Exactly as written, quote every line that follows, skipping the images.
=== Source data ===
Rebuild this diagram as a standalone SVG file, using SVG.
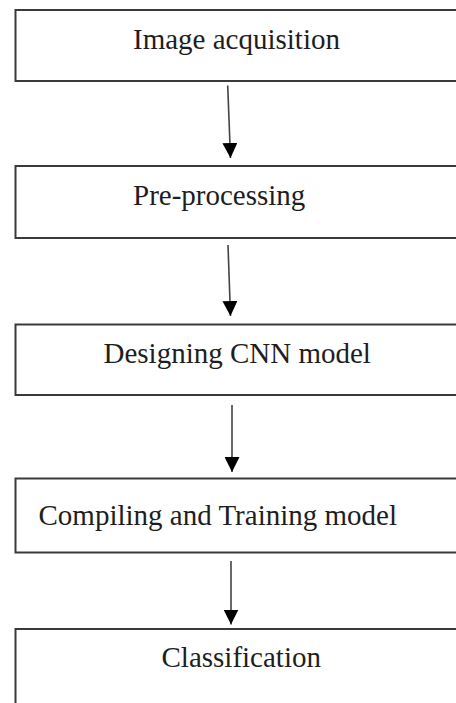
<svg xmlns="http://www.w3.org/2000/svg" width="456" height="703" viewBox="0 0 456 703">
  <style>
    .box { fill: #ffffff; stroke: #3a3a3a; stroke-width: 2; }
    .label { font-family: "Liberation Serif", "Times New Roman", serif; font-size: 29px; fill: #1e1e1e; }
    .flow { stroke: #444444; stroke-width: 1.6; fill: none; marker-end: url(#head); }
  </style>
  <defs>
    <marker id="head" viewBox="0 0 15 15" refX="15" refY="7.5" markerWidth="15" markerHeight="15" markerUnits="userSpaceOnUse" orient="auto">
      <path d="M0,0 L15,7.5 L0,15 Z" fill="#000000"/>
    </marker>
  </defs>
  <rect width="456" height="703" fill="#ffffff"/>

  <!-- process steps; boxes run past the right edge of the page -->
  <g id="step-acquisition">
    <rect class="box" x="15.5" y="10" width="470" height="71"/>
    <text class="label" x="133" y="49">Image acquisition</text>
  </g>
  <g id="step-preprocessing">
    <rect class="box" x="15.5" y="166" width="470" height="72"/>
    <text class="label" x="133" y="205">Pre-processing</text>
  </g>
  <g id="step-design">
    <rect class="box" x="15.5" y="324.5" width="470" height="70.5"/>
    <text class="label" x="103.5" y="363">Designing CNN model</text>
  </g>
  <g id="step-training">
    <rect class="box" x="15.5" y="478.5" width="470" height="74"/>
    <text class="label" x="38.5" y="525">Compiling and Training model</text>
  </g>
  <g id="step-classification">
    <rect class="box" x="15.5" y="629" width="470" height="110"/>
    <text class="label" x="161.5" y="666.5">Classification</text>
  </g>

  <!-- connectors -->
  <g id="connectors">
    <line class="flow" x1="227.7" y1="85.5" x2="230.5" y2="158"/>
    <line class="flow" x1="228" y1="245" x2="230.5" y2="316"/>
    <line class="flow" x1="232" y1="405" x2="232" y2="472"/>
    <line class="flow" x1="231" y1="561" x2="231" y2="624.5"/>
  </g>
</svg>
===
§ The response
Rebuild this diagram as a standalone SVG file, using SVG.
<svg xmlns="http://www.w3.org/2000/svg" width="456" height="703" viewBox="0 0 456 703">
  <style>
    .box { fill: #ffffff; stroke: #3a3a3a; stroke-width: 2; }
    .label { font-family: "Liberation Serif", "Times New Roman", serif; font-size: 29px; fill: #1e1e1e; }
    .flow { stroke: #444444; stroke-width: 1.6; fill: none; marker-end: url(#head); }
  </style>
  <defs>
    <marker id="head" viewBox="0 0 15 15" refX="15" refY="7.5" markerWidth="15" markerHeight="15" markerUnits="userSpaceOnUse" orient="auto">
      <path d="M0,0 L15,7.5 L0,15 Z" fill="#000000"/>
    </marker>
  </defs>
  <rect width="456" height="703" fill="#ffffff"/>

  <!-- process steps; boxes run past the right edge of the page -->
  <g id="step-acquisition">
    <rect class="box" x="15.5" y="10" width="470" height="71"/>
    <text class="label" x="133" y="49">Image acquisition</text>
  </g>
  <g id="step-preprocessing">
    <rect class="box" x="15.5" y="166" width="470" height="72"/>
    <text class="label" x="133" y="205">Pre-processing</text>
  </g>
  <g id="step-design">
    <rect class="box" x="15.5" y="324.5" width="470" height="70.5"/>
    <text class="label" x="103.5" y="363">Designing CNN model</text>
  </g>
  <g id="step-training">
    <rect class="box" x="15.5" y="478.5" width="470" height="74"/>
    <text class="label" x="38.5" y="525">Compiling and Training model</text>
  </g>
  <g id="step-classification">
    <rect class="box" x="15.5" y="629" width="470" height="110"/>
    <text class="label" x="161.5" y="666.5">Classification</text>
  </g>

  <!-- connectors -->
  <g id="connectors">
    <line class="flow" x1="227.7" y1="85.5" x2="230.5" y2="158"/>
    <line class="flow" x1="228" y1="245" x2="230.5" y2="316"/>
    <line class="flow" x1="232" y1="405" x2="232" y2="472"/>
    <line class="flow" x1="231" y1="561" x2="231" y2="624.5"/>
  </g>
</svg>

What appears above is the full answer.